The ATO’s cultural shift away from being ‘revenue focused’ to a ‘light touch’ approach to tax enforcement posed a grave danger to federal government revenue streams. Photo: Louie DouvisThe Tax Office’s ability to catch or deter corporate tax cheats is being “gutted” by downsizing of its workforce, according to departing insiders.

The ATO’s cultural shift away from being “revenue focused” to a “light touch” approach to tax enforcement posed a grave danger to federal government revenue streams, the upper middle managers have warned.

In exit interviews with Fairfax media, two compliance managers who are among the thousands of taxation bureaucrats leaving the office this year, have revealed how the ATO’s ability to do its job is being hollowed out by the downsizing process.

The revelations come as the federal government and opposition traded barbs over the Tax Office, with the Abbott government denying reports on Tuesday that ATO cuts might cost $1 billion in tax revenue.

According to the federal budget papers, the ATO’s staff numbers will drop from 21,390 to 19,068 in the next 12 months and the agency lost 900 staff last year as it bears the brunt of budget cuts.

The two managers, who spoke on condition of anonymity, told of falling audit rates, a loss of industry-specific expertise and junior tax public servants being “outgunned” by highly paid private sector accountants.

The ATO did not respond to questions before deadline on Tuesday.

One of the resigning bureaucrats said that corporate tax cheats were more likely than ever before to avoid an audit, with ATO compliance teams “lucky” to generate two or three audits for every 20 risk reviews of corporate tax returns.

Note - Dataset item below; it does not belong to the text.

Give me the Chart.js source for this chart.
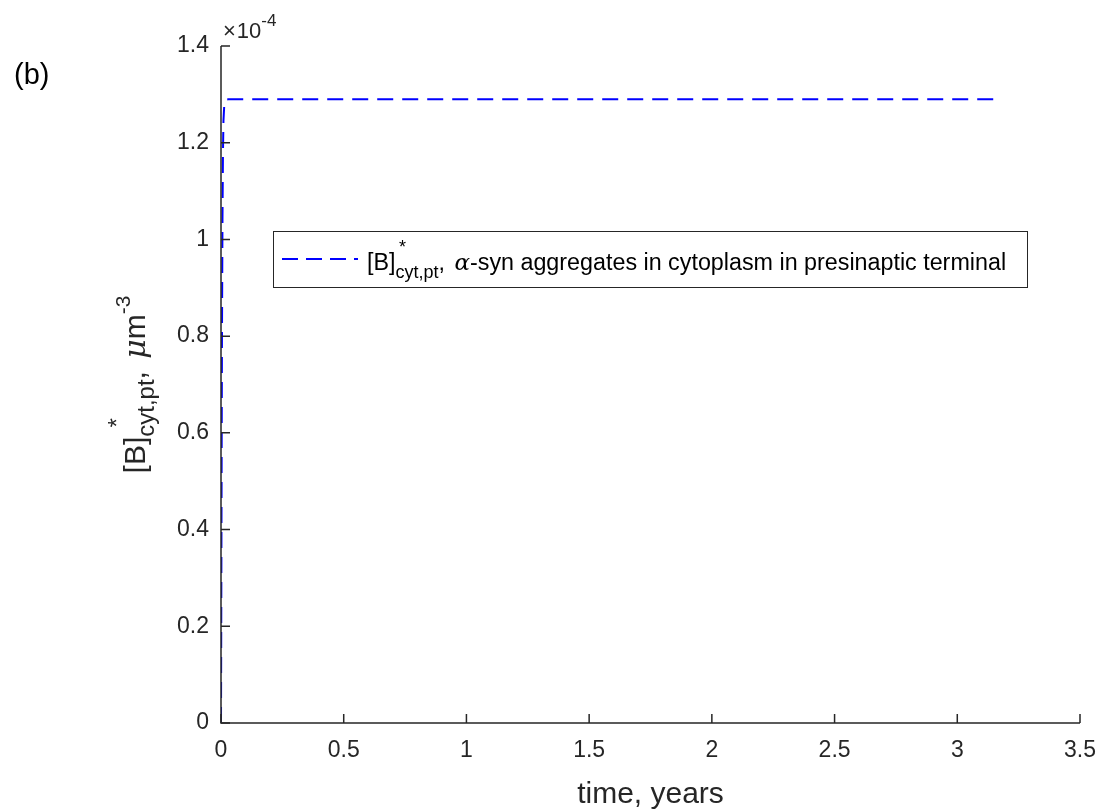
<!DOCTYPE html>
<html>
<head>
<meta charset="utf-8">
<script src="https://cdn.jsdelivr.net/npm/chart.js@4.4.0/dist/chart.umd.min.js"></script>
<style>
  html, body { margin: 0; padding: 0; background: #fff; }
  #wrap { width: 1102px; height: 811px; position: relative; }
</style>
</head>
<body>
<div id="wrap"><canvas id="c" width="1102" height="811"></canvas></div>
<script>
// time in years, concentration in units of 1e-4 um^-3
const timeYears = [0, 0.001, 0.002, 0.003, 0.004, 0.006, 0.008, 0.010, 0.013, 0.016, 0.020, 0.030, 0.050, 0.1, 0.5, 1.0, 1.5, 2.0, 2.5, 3.0, 3.18];
const bCytPt   = [0, 0.20, 0.42, 0.62, 0.80, 1.04, 1.18, 1.245, 1.275, 1.285, 1.289, 1.29, 1.29, 1.29, 1.29, 1.29, 1.29, 1.29, 1.29, 1.29, 1.29];
const xTicks = [0, 0.5, 1, 1.5, 2, 2.5, 3, 3.5];
const yTicks = [0, 0.2, 0.4, 0.6, 0.8, 1, 1.2, 1.4];

const FONT = 'Liberation Sans, Arial, Helvetica, sans-serif';
const AXIS_COLOR = '#262626';

// draw a sequence of text runs with baseline offsets
function drawRuns(ctx, x, y, runs) {
    runs.forEach(r => {
        ctx.font = r.font;
        ctx.fillText(r.text, x, y + (r.dy || 0));
        x += ctx.measureText(r.text).width + (r.after || 0);
    });
    return x;
}

const matlabAxes = {
    id: 'matlabAxes',
    afterDraw(chart) {
        const ctx = chart.ctx;
        const a = chart.chartArea;
        const xs = chart.scales.x, ys = chart.scales.y;
        ctx.save();
        ctx.strokeStyle = AXIS_COLOR;
        ctx.lineWidth = 1.5;
        ctx.beginPath();
        ctx.moveTo(a.left, a.top);
        ctx.lineTo(a.left, a.bottom);
        ctx.lineTo(a.right, a.bottom);
        ctx.stroke();
        // inward ticks
        ctx.beginPath();
        xTicks.forEach(v => {
            const px = xs.getPixelForValue(v);
            ctx.moveTo(px, a.bottom);
            ctx.lineTo(px, a.bottom - 9);
        });
        yTicks.forEach(v => {
            const py = ys.getPixelForValue(v);
            ctx.moveTo(a.left, py);
            ctx.lineTo(a.left + 9, py);
        });
        ctx.stroke();

        ctx.fillStyle = AXIS_COLOR;
        ctx.textBaseline = 'alphabetic';
        // exponent label
        ctx.textAlign = 'left';
        drawRuns(ctx, a.left + 2, 38, [
            { text: '\u00d7', font: '22px ' + FONT, after: 1 },
            { text: '10', font: '22px ' + FONT },
            { text: '-4', font: '17px ' + FONT, dy: -12 }
        ]);

        // x title
        ctx.textAlign = 'center';
        ctx.font = '30px ' + FONT;
        ctx.fillText('time, years', (a.left + a.right) / 2, 803);

        // y title (rotated)
        ctx.save();
        ctx.translate(145, (a.top + a.bottom) / 2);
        ctx.rotate(-Math.PI / 2);
        ctx.textAlign = 'left';
        const yRuns = [
            { text: '[B]', font: '30px ' + FONT },
            { text: 'cyt,pt', font: '24px ' + FONT, dy: 9 },
            { text: ', ', font: '30px ' + FONT, after: 4 },
            { text: '\u03bc', font: 'italic 30px DejaVu Serif, serif' },
            { text: 'm', font: '30px ' + FONT },
            { text: '-3', font: '21px ' + FONT, dy: -15 }
        ];
        let w = 0;
        yRuns.forEach(r => { ctx.font = r.font; w += ctx.measureText(r.text).width + (r.after || 0); });
        const x0 = -w / 2;
        drawRuns(ctx, x0, 0, yRuns);
        ctx.font = '24px ' + FONT;
        ctx.fillText('*', x0 + 46, -20);
        ctx.restore();

        // panel label
        ctx.textAlign = 'left';
        ctx.font = '29px ' + FONT;
        ctx.fillStyle = '#000';
        ctx.fillText('(b)', 14, 84);

        // legend
        const lx = 273, ly = 231, lw = 754, lh = 56;
        ctx.fillStyle = '#fff';
        ctx.fillRect(lx, ly, lw, lh);
        ctx.strokeStyle = AXIS_COLOR;
        ctx.lineWidth = 1;
        ctx.strokeRect(lx + 0.5, ly + 0.5, lw, lh);
        ctx.strokeStyle = '#0000ff';
        ctx.lineWidth = 2;
        ctx.setLineDash([16, 8]);
        ctx.beginPath();
        ctx.moveTo(282, 259);
        ctx.lineTo(358, 259);
        ctx.stroke();
        ctx.setLineDash([]);
        ctx.fillStyle = '#000';
        const tx = 367, ty = 270;
        drawRuns(ctx, tx, ty, [
            { text: '[B]', font: '23.3px ' + FONT },
            { text: 'cyt,pt', font: '18px ' + FONT, dy: 8 },
            { text: ', ', font: '23.3px ' + FONT, after: 3 },
            { text: '\u03b1', font: 'italic 23px DejaVu Serif, serif' },
            { text: '-syn aggregates in cytoplasm in presinaptic terminal', font: '23.3px ' + FONT }
        ]);
        ctx.font = '18px ' + FONT;
        ctx.fillText('*', tx + 32, ty - 17);
        ctx.restore();
    }
};

new Chart(document.getElementById('c'), {
    type: 'line',
    data: {
        datasets: [{
            data: timeYears.map((t, i) => ({ x: t, y: bCytPt[i] })),
            borderColor: '#0000ff',
            borderWidth: 2,
            borderDash: [16, 9],
            pointRadius: 0,
            tension: 0,
            fill: false
        }]
    },
    plugins: [matlabAxes],
    options: {
        responsive: false,
        animation: false,
        devicePixelRatio: 1,
        layout: { padding: { left: 0, top: 46, right: 22, bottom: 0 } },
        plugins: { legend: { display: false }, tooltip: { enabled: false } },
        scales: {
            x: {
                type: 'linear',
                min: 0, max: 3.5,
                afterFit(s) { s.height = 88; s.paddingLeft = 0; s.paddingRight = 0; },
                afterBuildTicks(s) { s.ticks = xTicks.map(v => ({ value: v })); },
                grid: { display: false, drawTicks: false },
                border: { display: false },
                ticks: {
                    color: AXIS_COLOR,
                    font: { family: FONT, size: 23 },
                    padding: 14,
                    maxRotation: 0,
                    autoSkip: false,
                    callback: v => String(v)
                }
            },
            y: {
                type: 'linear',
                min: 0, max: 1.4,
                afterFit(s) { s.width = 221; s.paddingTop = 0; s.paddingBottom = 0; },
                afterBuildTicks(s) { s.ticks = yTicks.map(v => ({ value: v })); },
                grid: { display: false, drawTicks: false },
                border: { display: false },
                ticks: {
                    color: AXIS_COLOR,
                    font: { family: FONT, size: 23 },
                    padding: 12,
                    autoSkip: false,
                    callback: v => String(Math.round(v * 10) / 10)
                }
            }
        }
    }
});
</script>
</body>
</html>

“Toward the end, a lot of our risk reviews weren’t converting to an audit process, we were getting a really bad conversion rate,” the manager said.

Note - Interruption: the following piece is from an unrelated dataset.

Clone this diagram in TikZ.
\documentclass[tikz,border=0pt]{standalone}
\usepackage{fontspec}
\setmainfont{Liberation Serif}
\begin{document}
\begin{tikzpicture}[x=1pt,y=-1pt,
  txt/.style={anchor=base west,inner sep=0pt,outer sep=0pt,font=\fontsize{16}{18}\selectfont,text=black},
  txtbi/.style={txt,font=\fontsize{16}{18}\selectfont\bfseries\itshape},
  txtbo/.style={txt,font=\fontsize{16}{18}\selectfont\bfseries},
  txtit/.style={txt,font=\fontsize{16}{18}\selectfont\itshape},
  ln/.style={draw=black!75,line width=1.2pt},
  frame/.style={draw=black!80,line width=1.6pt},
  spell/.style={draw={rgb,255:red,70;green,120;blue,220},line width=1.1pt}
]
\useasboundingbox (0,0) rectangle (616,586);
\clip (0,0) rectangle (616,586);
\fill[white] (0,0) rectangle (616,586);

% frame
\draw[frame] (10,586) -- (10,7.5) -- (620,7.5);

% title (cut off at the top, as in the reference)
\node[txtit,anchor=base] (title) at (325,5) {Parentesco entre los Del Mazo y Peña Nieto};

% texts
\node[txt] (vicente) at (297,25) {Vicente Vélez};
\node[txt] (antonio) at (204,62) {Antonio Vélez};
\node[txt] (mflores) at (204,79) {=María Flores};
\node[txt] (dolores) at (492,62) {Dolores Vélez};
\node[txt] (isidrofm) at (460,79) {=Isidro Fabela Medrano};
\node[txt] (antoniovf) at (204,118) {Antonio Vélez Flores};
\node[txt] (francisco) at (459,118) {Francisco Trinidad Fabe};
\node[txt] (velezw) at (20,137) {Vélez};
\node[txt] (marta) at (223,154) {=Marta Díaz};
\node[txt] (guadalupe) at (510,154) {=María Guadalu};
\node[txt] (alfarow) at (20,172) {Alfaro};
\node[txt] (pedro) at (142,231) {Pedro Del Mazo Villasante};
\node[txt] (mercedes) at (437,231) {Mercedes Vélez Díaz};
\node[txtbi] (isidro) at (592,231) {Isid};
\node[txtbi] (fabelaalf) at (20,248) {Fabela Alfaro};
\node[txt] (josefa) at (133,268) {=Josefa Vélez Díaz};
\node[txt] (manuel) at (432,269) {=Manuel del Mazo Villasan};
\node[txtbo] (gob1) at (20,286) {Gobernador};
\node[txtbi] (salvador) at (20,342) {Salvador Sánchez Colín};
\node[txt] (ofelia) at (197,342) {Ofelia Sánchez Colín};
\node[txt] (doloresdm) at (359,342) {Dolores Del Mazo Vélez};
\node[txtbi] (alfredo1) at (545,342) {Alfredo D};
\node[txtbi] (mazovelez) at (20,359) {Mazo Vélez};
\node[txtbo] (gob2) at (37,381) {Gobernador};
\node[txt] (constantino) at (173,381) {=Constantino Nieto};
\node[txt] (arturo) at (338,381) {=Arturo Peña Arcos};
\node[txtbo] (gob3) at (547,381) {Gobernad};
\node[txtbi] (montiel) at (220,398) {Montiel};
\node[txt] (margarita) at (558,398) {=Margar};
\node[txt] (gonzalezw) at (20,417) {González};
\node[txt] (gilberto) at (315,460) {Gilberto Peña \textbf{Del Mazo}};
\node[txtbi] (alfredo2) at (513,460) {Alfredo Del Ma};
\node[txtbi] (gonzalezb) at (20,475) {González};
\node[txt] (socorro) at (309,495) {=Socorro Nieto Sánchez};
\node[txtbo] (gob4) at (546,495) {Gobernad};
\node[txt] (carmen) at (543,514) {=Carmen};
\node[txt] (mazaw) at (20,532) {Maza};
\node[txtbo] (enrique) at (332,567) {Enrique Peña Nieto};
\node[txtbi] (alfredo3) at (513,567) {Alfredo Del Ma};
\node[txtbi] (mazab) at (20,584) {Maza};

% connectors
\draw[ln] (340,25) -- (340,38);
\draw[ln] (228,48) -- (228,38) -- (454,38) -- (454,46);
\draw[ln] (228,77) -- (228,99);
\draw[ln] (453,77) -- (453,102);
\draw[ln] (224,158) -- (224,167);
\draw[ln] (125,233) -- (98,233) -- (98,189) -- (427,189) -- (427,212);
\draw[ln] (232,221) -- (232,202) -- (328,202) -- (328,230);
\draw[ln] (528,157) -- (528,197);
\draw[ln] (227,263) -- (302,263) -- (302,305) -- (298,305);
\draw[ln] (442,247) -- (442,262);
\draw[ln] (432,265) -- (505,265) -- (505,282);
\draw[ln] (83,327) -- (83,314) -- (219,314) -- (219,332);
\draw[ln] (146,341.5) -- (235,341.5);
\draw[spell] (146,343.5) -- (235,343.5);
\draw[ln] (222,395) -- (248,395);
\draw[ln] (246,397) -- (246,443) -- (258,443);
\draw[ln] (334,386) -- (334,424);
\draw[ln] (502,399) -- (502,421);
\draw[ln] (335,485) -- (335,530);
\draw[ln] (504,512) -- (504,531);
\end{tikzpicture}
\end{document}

“It’s an exception more than the rule that you’ll get an audit up.

“The cases we were selecting weren’t the optimum cases where you’d be able to find issues that you could then convert into an audit.

“But as you lose the expertise, how are you going to pick the right cases?”

One of the managers said there was a widespread belief that the downsizing process was focused on effecting cultural change by ridding the Tax Office of many of its veterans and specialists.

“Some very senior capable people are going out the door and there are some others who were pushed to the side because they were too ‘revenue focused’, which means it was felt they didn’t understand the commerciality of a transaction,” he said.

“In Box Hill, about 10 EL2s (executive level two) from one area have gone out the door, and that area has been gutted.

“What’s left has not necessarily been the best.”

One of the managers warned that the ATO’s tax compliance capability was the major deterrent to tax avoidance and evasion and warned of anarchy if it was eroded.

“The Commissioner [of Taxation] says that 95 per cent of the revenue comes walking through the door, but it comes through the door because the compliance ability is there, the stick is in the cupboard,” he said.

“But if the stick is not in the cupboard, if people know there’s no cops on the beat, then it’s going to lead to anarchy down the track then someone is going to realise that they’re going to have to go out and recruit these people again.”